Exercise directions:
Reproduce exactly the lines below, from the first one through the line containing "from matplotlib.patches import Rectangle", and omit any pictures.

** begin **

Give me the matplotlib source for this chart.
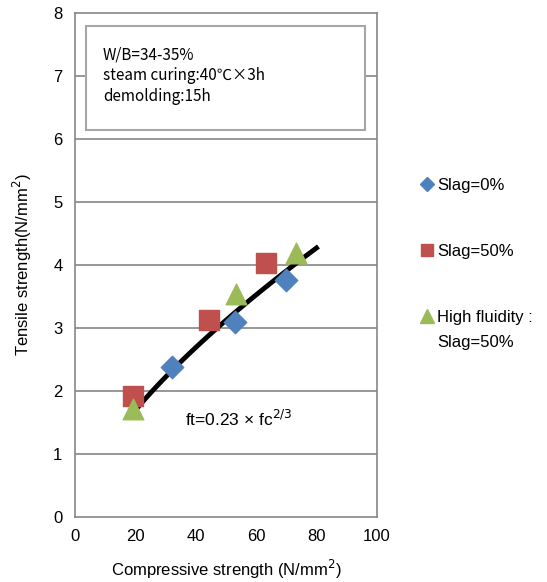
import numpy as np
import matplotlib
matplotlib.use("Agg")
import matplotlib.pyplot as plt
from matplotlib.lines import Line2D
from matplotlib.patches import Rectangle

plt.rcParams['font.family'] = ['Liberation Sans', 'Noto Sans CJK JP', 'DejaVu Sans']

slag0_x = [32.1, 53.0, 69.9]
slag0_y = [2.38, 3.10, 3.76]
slag50_x = [19.2, 44.4, 63.2]
slag50_y = [1.92, 3.13, 4.03]
hf_x = [19.2, 53.3, 73.2]
hf_y = [1.72, 3.54, 4.19]
coef = 0.23
curve_range = [20, 80]

labels = ['Slag=0%', 'Slag=50%', 'High fluidity :']
label_extra = 'Slag=50%'
colors = ['#4F81BD', '#C0504D', '#9BBB59']
xticks = [0, 20, 40, 60, 80, 100]
yticks = [0, 1, 2, 3, 4, 5, 6, 7, 8]

fig = plt.figure(figsize=(5.47, 5.82), dpi=100)
ax = fig.add_axes([0.137, 0.1117, 0.552, 0.866])
ax.set_xlim(0, 100)
ax.set_ylim(0, 8)
ax.set_xticks(xticks)
ax.set_yticks(yticks)
ax.tick_params(length=0, labelsize=12, pad=9)
for s in ax.spines.values():
    s.set_color('#868686')
    s.set_linewidth(1.2)
for y in yticks[1:-1]:
    ax.axhline(y, color='#868686', lw=1.2, zorder=0)

fc = np.linspace(curve_range[0], curve_range[1], 100)
ax.plot(fc, coef * fc ** (2 / 3), color='black', lw=3.5, zorder=2)

ax.scatter(slag0_x, slag0_y, marker='D', s=130, color=colors[0], zorder=3)
ax.scatter(slag50_x, slag50_y, marker='s', s=210, color=colors[1], zorder=3)
ax.scatter(hf_x, hf_y, marker='^', s=220, color=colors[2], zorder=4)

ax.text(36.3, 1.56, 'ft=0.23 × fc$^{2/3}$', fontsize=12.5, va='center')

# annotation box
ax.add_patch(Rectangle((3.6, 6.14), 92.4, 1.65, facecolor='white',
                       edgecolor='#A6A6A6', lw=1.5, zorder=5))
ax.text(9.3, 7.47, 'W/B=34-35%\nsteam curing:40℃×3h\ndemolding:15h',
        fontsize=11, va='top', ha='left', linespacing=1.3, zorder=6,
        family=['Noto Sans CJK JP', 'DejaVu Sans'])

ax.set_xlabel('Compressive strength (N/mm$^2$)', fontsize=12, labelpad=10)
ax.set_ylabel('Tensile strength(N/mm$^2$)', fontsize=12, labelpad=14)

handles = [
    Line2D([], [], marker='D', ls='', color=colors[0], markersize=7),
    Line2D([], [], marker='s', ls='', color=colors[1], markersize=9),
    Line2D([], [], marker='^', ls='', color=colors[2], markersize=10),
]
leg = fig.legend(handles, labels, loc='upper left', bbox_to_anchor=(0.735, 0.72),
                 frameon=False, fontsize=12, handletextpad=0.0, labelspacing=3.05,
                 handlelength=1.2)
fig.text(437 / 547, 1 - 342 / 582, label_extra, fontsize=12, va='center', ha='left')

fig.savefig('out.png', dpi=100)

** end **

Answer to the problem:
Give me the matplotlib source for this chart.
import numpy as np
import matplotlib
matplotlib.use("Agg")
import matplotlib.pyplot as plt
from matplotlib.lines import Line2D
from matplotlib.patches import Rectangle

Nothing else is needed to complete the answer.